Kedua, yaitu Ervani Handayani. Ervani harus berurusan dengan hukum akibat "curhat" di Facebook soal mutasi kerja yang dialami oleh suaminya pada 30 Mei 2014. Ia membuat status Facebook yang dianggap mencemarkan nama baik bos suaminya. Setelah mengetahui isi curhatan tersebut, Ayas yang namanya disebutkan itu melaporkan unggahan Ervani ke polisi dengan tuduhan pencemaran nama baik. Jaksa penuntut umum menjerat Ervani dengan pasal berlapis. Pertama Pasal 45 ayat 1, Pasal 27 ayat 3 UU RI No 11 tentang Informasi dan Transaksi Elektronik (ITE), dan pasal 310 ayat 1 KUHP tentang pencemaran nama baik.

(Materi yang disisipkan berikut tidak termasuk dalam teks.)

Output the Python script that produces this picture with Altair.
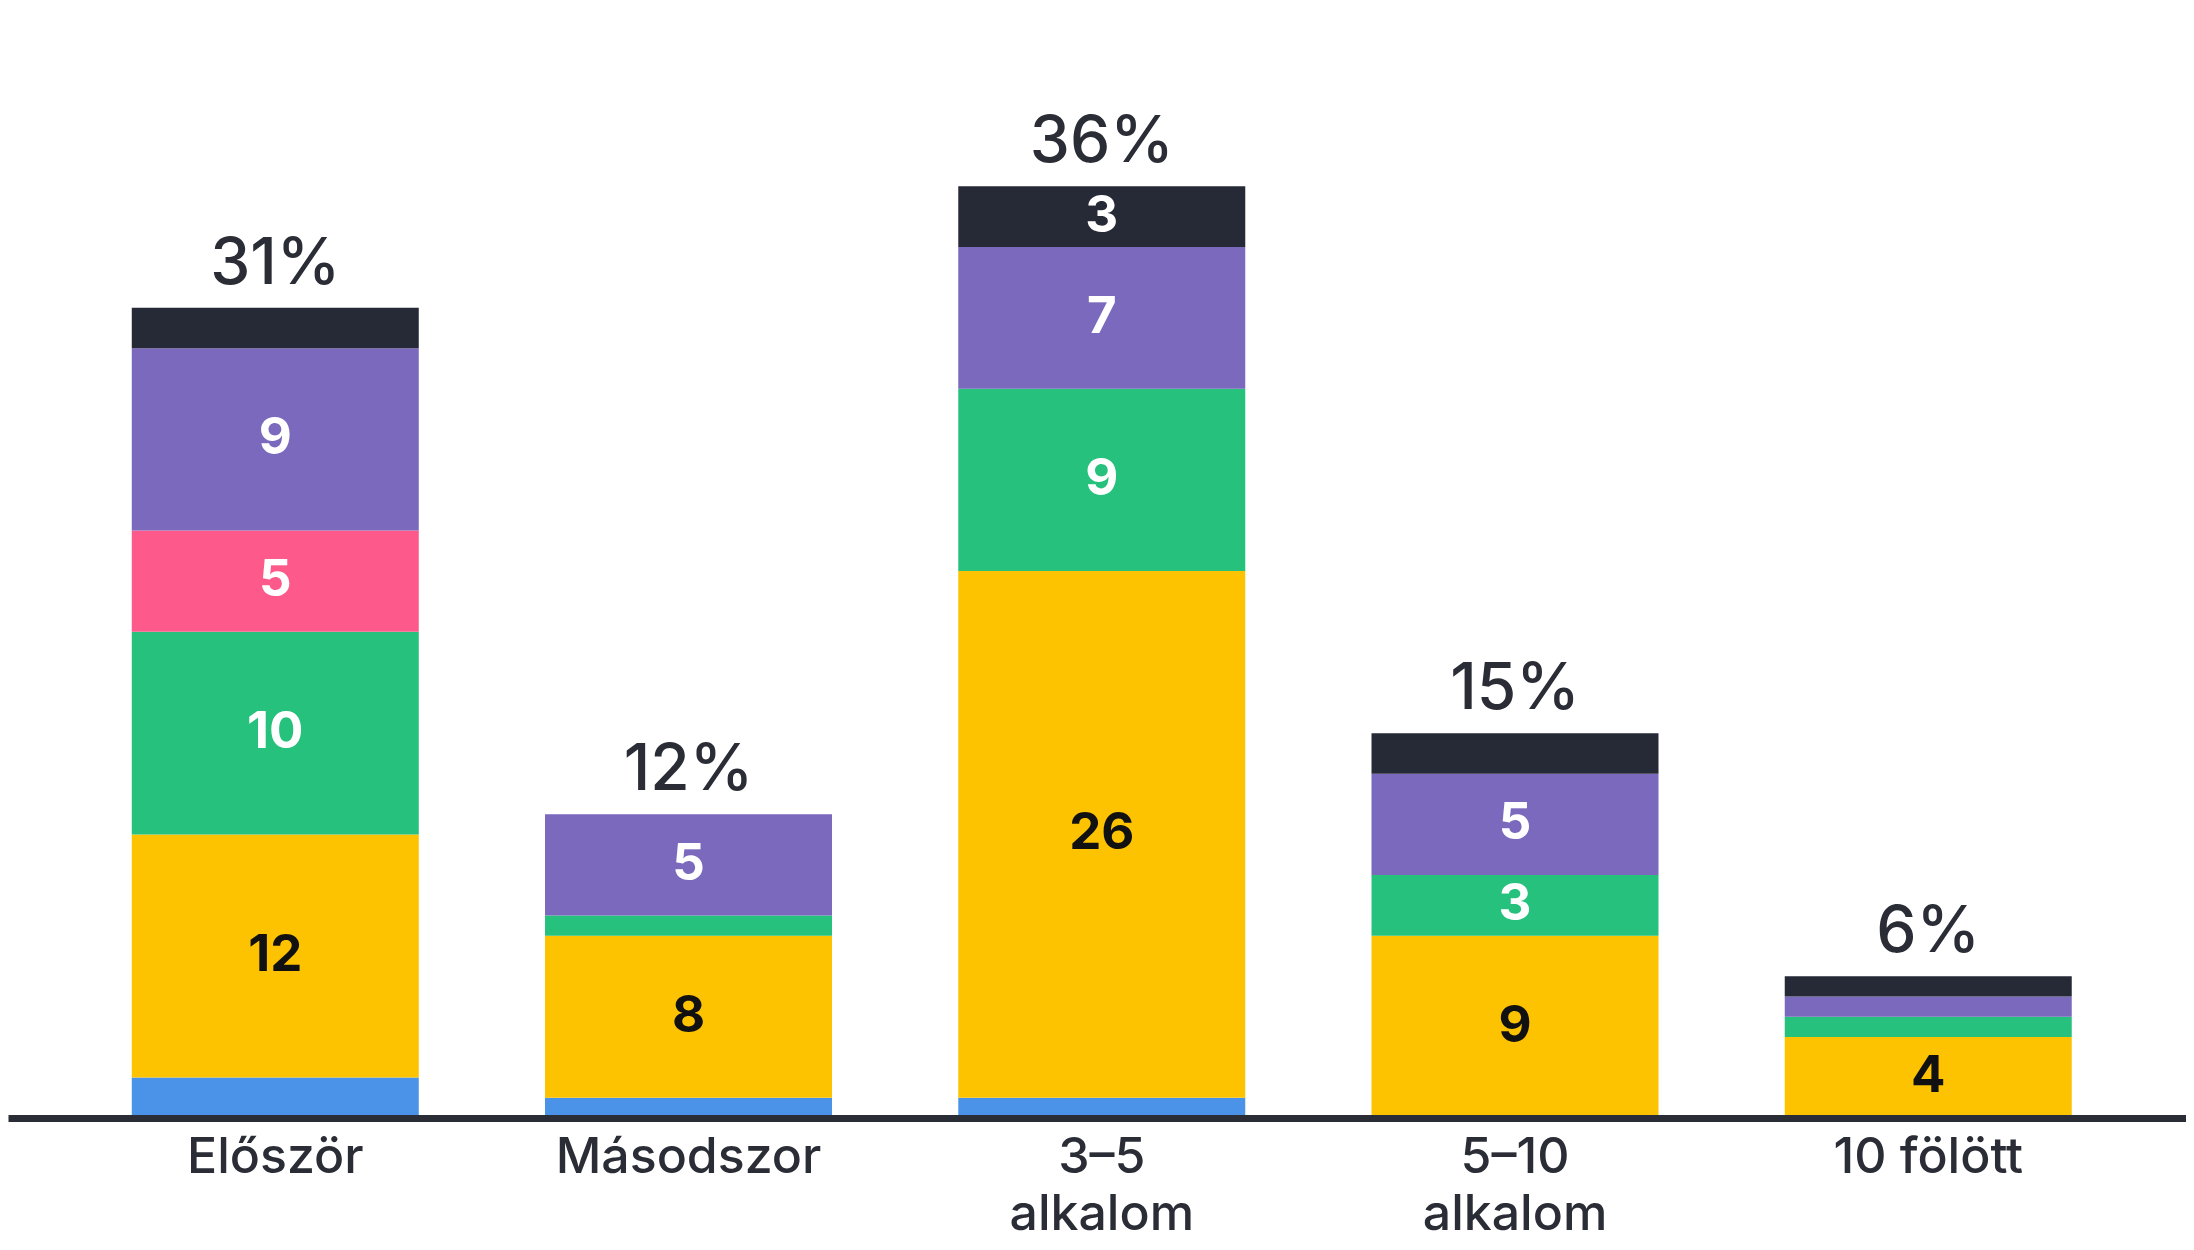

Ketiga, yaitu Baiq Nuril Maknun. Nuril merupakan guru honorer di SMAN 7 Mataram, Nusa Tenggara Barat (NTB). Nasib yang dialami Nuril berawal pada tahun 2012 silam. Suatu hari, ia menerima telepon dari Kepala Sekolah berinisial M. Dalam perbincangan itu, M menceritakan tentang perbuatan asusila yang dilakukan dirinya dengan seorang wanita yang juga dikenal Nuril. Karena merasa dilecehkan, Nuril merekam perbincangan tersebut. Pada 2015, rekaman itu beredar luas di masyarakat Mataram dan membuat M geram. Nuril kemudian dilaporkan ke polisi karena merekam dan menyebar rekaman tersebut. Pada 26 September 2018, Mahkamah Agung lewat putusan kasasi menghukum Baiq Nuril 6 bulan penjara dan denda Rp 500 juta subsider tiga bulan kurungan. Vonis hukuman itu diberikan karena hakim menilai, Nuril melakukan tindak pidana sesuai dengan Pasal 27 Ayat 1 juncto Pasal 45 Ayat 1 UU ITE. Namun, pada 29 Juli 2019, Presiden Joko Widodo menandatangani Keputusan Presiden (Keppres) mengenai pemberian amnesti bagi Baiq Nuril Maknun. Dengan terbitnya amnesti ini, maka Nuril yang sebelumnya divonis Mahkamah Agung (MA) melanggar UU ITE pada tingkat kasasi, bebas dari jerat hukum.
Dengan berkaca dari kasus-kasus tersebut maka bisa kita lihat bahwa sistem demokrasi pada masyarakat Indonesia telah mengalami kemunduran. Prof. Jimly Ashiddiqie seorang Anggota Dewan Perwakilan Daerah (DPD) mengatakan sistem demokrasi telah mengalami kemunduran tidak hanya pada negara Indonesia tetapi juga negara-negara lain.[10]Terdapat indikasi yang mempengaruhi kemunduran demokrasi. Indikasi tersebut antara lain, munculnya rasisme, diskriminasi politik atas dasar SARA, dan kekerasan keagamaan. Berkembangnya pelaksanaan demokrasi tanpa pergantian kekuasaan dan terjadinya benturan antara kepentingan politik dan bisnis pun menjadi salah satu faktornya. Jimly Ashiddiqie juga menambahkan semakin banyakya buzzer serta keberadaan pejabat negara dalam bermedia sosial yang belum mampu membedakan antara lingkup privat dan lingkup jabatan menguatkan argumennya terhadap kemunduran demokrasi di negara ini. Berbagai kendala tersebut yang menjadi faktor masyarakat sulit untuk berekspresi dan menyuarakan pendapatnya, karena takut terjerat Undang-Undang ITE, sehingga berdampak pada kemunduran sistem demokrasi di Indonesia.[11]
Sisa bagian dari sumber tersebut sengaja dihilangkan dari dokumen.